Total cost of these three examples alone: $4,330 plus countless hours of rework and credibility damage. And none of these were malicious or careless—they were all knowledge gaps.
The worst part isn't even the direct cost. It's the secondary damage. A delayed product launch. A pissed-off client. A brand manager who loses trust in you. I've been there, and let me tell you, the embarrassment of opening a box of wrong print in front of your boss is worse than the money.
If you're in a mid-sized B2B company, you might not have a dedicated print buyer. The responsibility often falls to a marketing coordinator, a sales support person, or even an engineer who has other things to worry about. Which means the risk of these mistakes is higher. I've seen it happen in teams exactly like mine.
What I Do Now (The Simple Checklist That Saves Us)
So here's the punchline. After the 2022 brochure incident, after the $890 redo in my first year, after watching a sales manager re-order 500 business cards with misaligned text, I built a checklist. It doesn't take long—maybe 10 minutes before hitting "submit order." But it's caught every single one of those 47 potential errors in the past 18 months.
Here's what's on it:
Before You Send the File
- Check color mode. Is everything in CMYK? Convert embedded RGB images to CMYK before the final export. If you're not sure how to do this, ask someone on your team or look it up—it's a 2-minute fix that can save your whole print run.
- Assume nothing is standard. Don't rely on the printer's defaults for bleeds, margins, or resolution. Specify them explicitly. Standard commercial print resolution is 300 DPI at final output size—check that your images meet that.
- Link and embed all assets. Make sure every image, font, and vector graphic is either embedded or linked to a folder that will travel with your file. Do a final check in your design software to confirm no assets are missing.
- Does the file match your intent? Open the exported PDF and actually look at it. Does it have the right dimensions? The right number of pages? Are the margins even? This sounds basic, but I can't tell you how many times I've caught an extra blank page or a missing section by doing this.
I know this sounds simple. In fact, it's embarrassingly simple. That's exactly why I didn't do it for the first two years. I thought the process was too basic for a checklist. I was wrong.
But here's a nuance that people don't talk about: the checklist isn't the magic. The magic is in the habit of using it.
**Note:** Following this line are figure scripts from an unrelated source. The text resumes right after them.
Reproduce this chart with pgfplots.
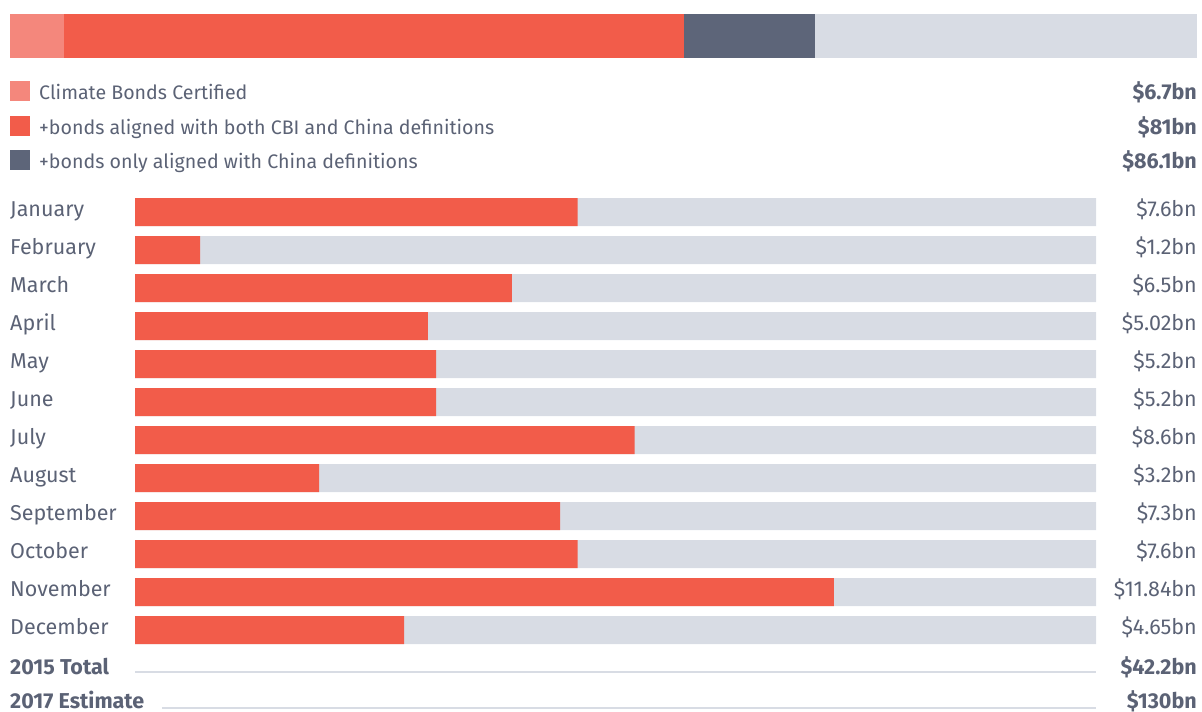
\documentclass[border=0pt]{standalone}
\usepackage{pgfplots}
\pgfplotsset{compat=1.18}
\usepackage{fontspec}
\setmainfont{Fira Sans}
\definecolor{cert}{HTML}{F4877C}
\definecolor{both}{HTML}{F25C4A}
\definecolor{china}{HTML}{5D6579}
\definecolor{lgray}{HTML}{D8DCE4}
\definecolor{txt}{HTML}{5B6275}
\begin{document}
\begin{tikzpicture}[x=1pt,y=1pt]
\useasboundingbox (0,0) rectangle (1202,-712);
% top stacked bar
\begin{axis}[at={(10pt,-14pt)}, anchor=north west, width=1187pt, height=44pt,
  scale only axis, xmin=0, xmax=142.67, ymin=0.5, ymax=1.5, hide axis,
  xbar stacked, bar width=44pt]
\addplot[fill=cert, draw=none] coordinates {(6.5,1)};
\addplot[fill=both, draw=none] coordinates {(74.5,1)};
\addplot[fill=china, draw=none] coordinates {(15.75,1)};
\addplot[fill=lgray, draw=none] coordinates {(45.92,1)};
\end{axis}
% monthly bars
\begin{axis}[at={(135pt,0pt)}, anchor=north west, width=961pt, height=712pt,
  scale only axis, xmin=0, xmax=16.5, ymin=0, ymax=712, y dir=reverse,
  hide axis, clip=false, xbar, bar width=28pt, bar shift=0pt]
\addplot[fill=lgray, draw=none] coordinates {
(16.5,212) (16.5,250) (16.5,288) (16.5,326) (16.5,364) (16.5,402)
(16.5,440) (16.5,478) (16.5,516) (16.5,554) (16.5,592) (16.5,630)};
\addplot[fill=both, draw=none] coordinates {
(7.6,212) (1.12,250) (6.47,288) (5.03,326) (5.17,364) (5.17,402)
(8.58,440) (3.16,478) (7.3,516) (7.6,554) (12.0,592) (4.62,630)};
\addplot[lgray, line width=2.5pt, sharp plot, forget plot] coordinates {(0,672) (16.5,672)};
\addplot[lgray, line width=2.5pt, sharp plot, forget plot] coordinates {(0.46,708) (16.5,708)};
\end{axis}
% legend
\fill[cert] (10,-81) rectangle (30,-101);
\fill[both] (10,-116) rectangle (30,-136);
\fill[china] (10,-150) rectangle (30,-170);
\begin{scope}[every node/.style={text=txt, inner sep=0pt, font=\fontsize{21.5}{24}\selectfont}]
\node[anchor=base west, font=\fontsize{19.6}{22}\selectfont] at (39,-99) {Climate Bonds Certified};
\node[anchor=base west, font=\fontsize{19.6}{22}\selectfont] at (39,-134) {+bonds aligned with both CBI and China definitions};
\node[anchor=base west, font=\fontsize{19.6}{22}\selectfont] at (39,-168) {+bonds only aligned with China definitions};
\node[anchor=base east, font=\fontsize{21.5}{24}\selectfont\bfseries] at (1197,-99) {\$6.7bn};
\node[anchor=base east, font=\fontsize{21.5}{24}\selectfont\bfseries] at (1197,-134) {\$81bn};
\node[anchor=base east, font=\fontsize{21.5}{24}\selectfont\bfseries] at (1197,-168) {\$86.1bn};
\foreach \m/\v [count=\i from 0] in {January/7.6bn,February/1.2bn,March/6.5bn,April/5.02bn,May/5.2bn,June/5.2bn,July/8.6bn,August/3.2bn,September/7.3bn,October/7.6bn,November/11.84bn,December/4.65bn}{
  \node[anchor=base west] at (10,{-216-38*\i}) {\m};
  \node[anchor=base east] at (1197,{-216-38*\i}) {\$\v};
}
\node[anchor=base west, font=\fontsize{21.5}{24}\selectfont\bfseries] at (10,-674) {2015 Total};
\node[anchor=base east, font=\fontsize{21.5}{24}\selectfont\bfseries] at (1197,-674) {\$42.2bn};
\node[anchor=base west, font=\fontsize{21.5}{24}\selectfont\bfseries] at (10,-708) {2017 Estimate};
\node[anchor=base east, font=\fontsize{21.5}{24}\selectfont\bfseries] at (1197,-708) {\$130bn};
\end{scope}
\end{tikzpicture}
\end{document}
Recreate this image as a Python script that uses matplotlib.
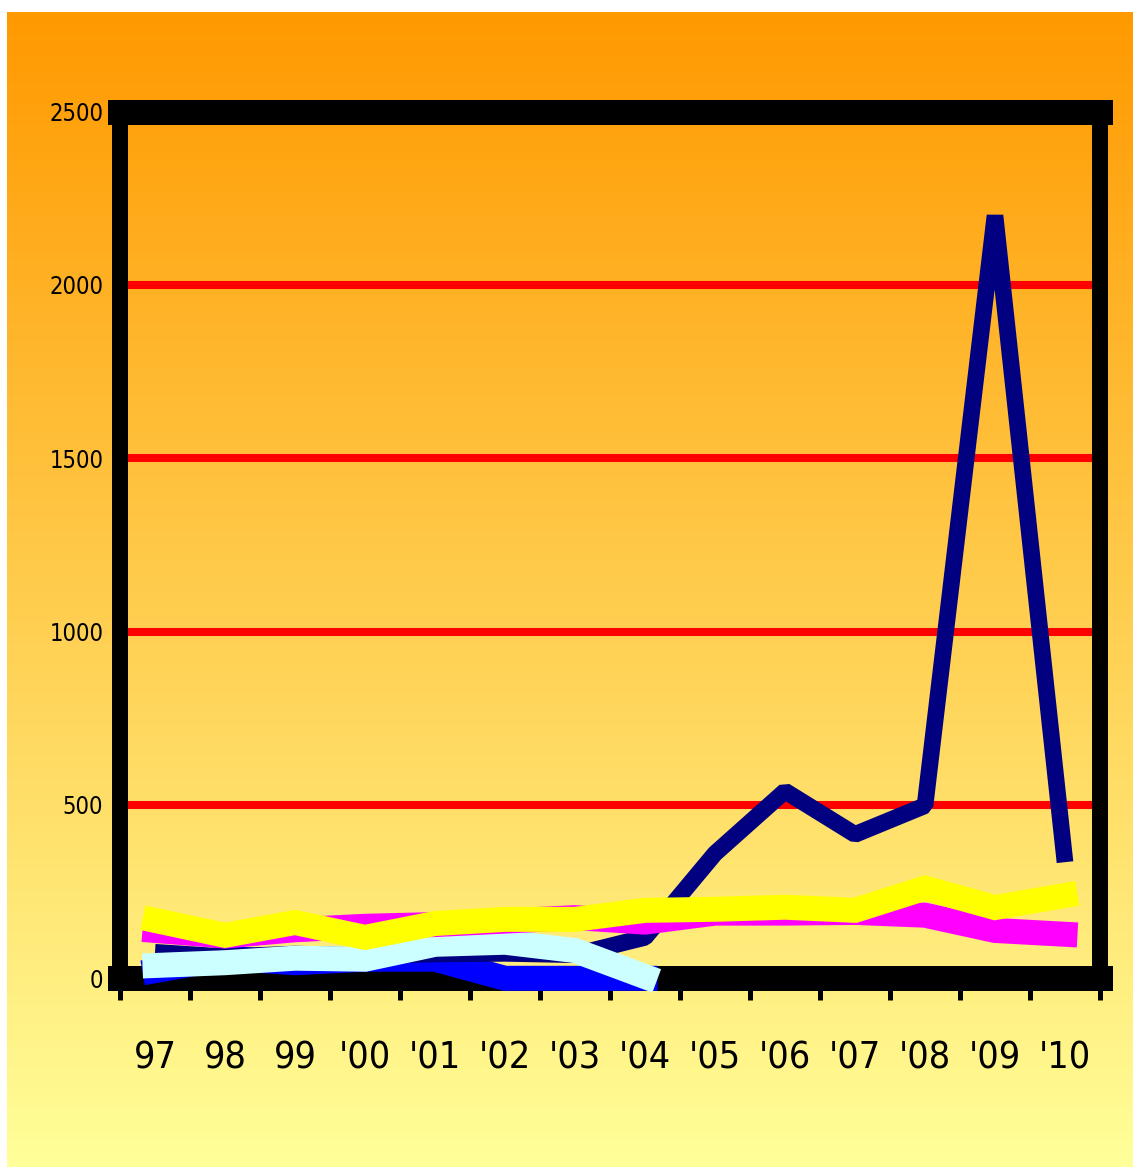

You have to force yourself to run through it every single time, even when you're in a rush, even when the job seems like a repeat of something you've done before. Because that's exactly when the mistakes happen—when you stop paying attention because it seems routine.
I also started asking the vendor one question before every order: "What's the one thing I should check before sending this?" More often than not, they'll point out something I hadn't thought of, and a quick fix saves me from a headache later. Vendors aren't trying to screw you. They're trying to get your job through their system smoothly. Help them help you.
Look, I'm not saying I never make mistakes anymore. Just last month, I mis-ordered the quantity on a sticker order (needed 2,500, ordered 2,000). Caught it 15 minutes after I hit submit. Had to pay an extra $40 to adjust the order. But that's a $40 communication error, not a $2,400 technical disaster. That's progress.
The bottom line: print problems are mostly predictable. And what's predictable is preventable. The hardest part isn't the technical knowledge—it's admitting that your current process is missing a step. But once you add that step, everything gets easier. I wish someone had told me this 8 years ago. Would've saved me $8,200 and a lot of sleepless nights.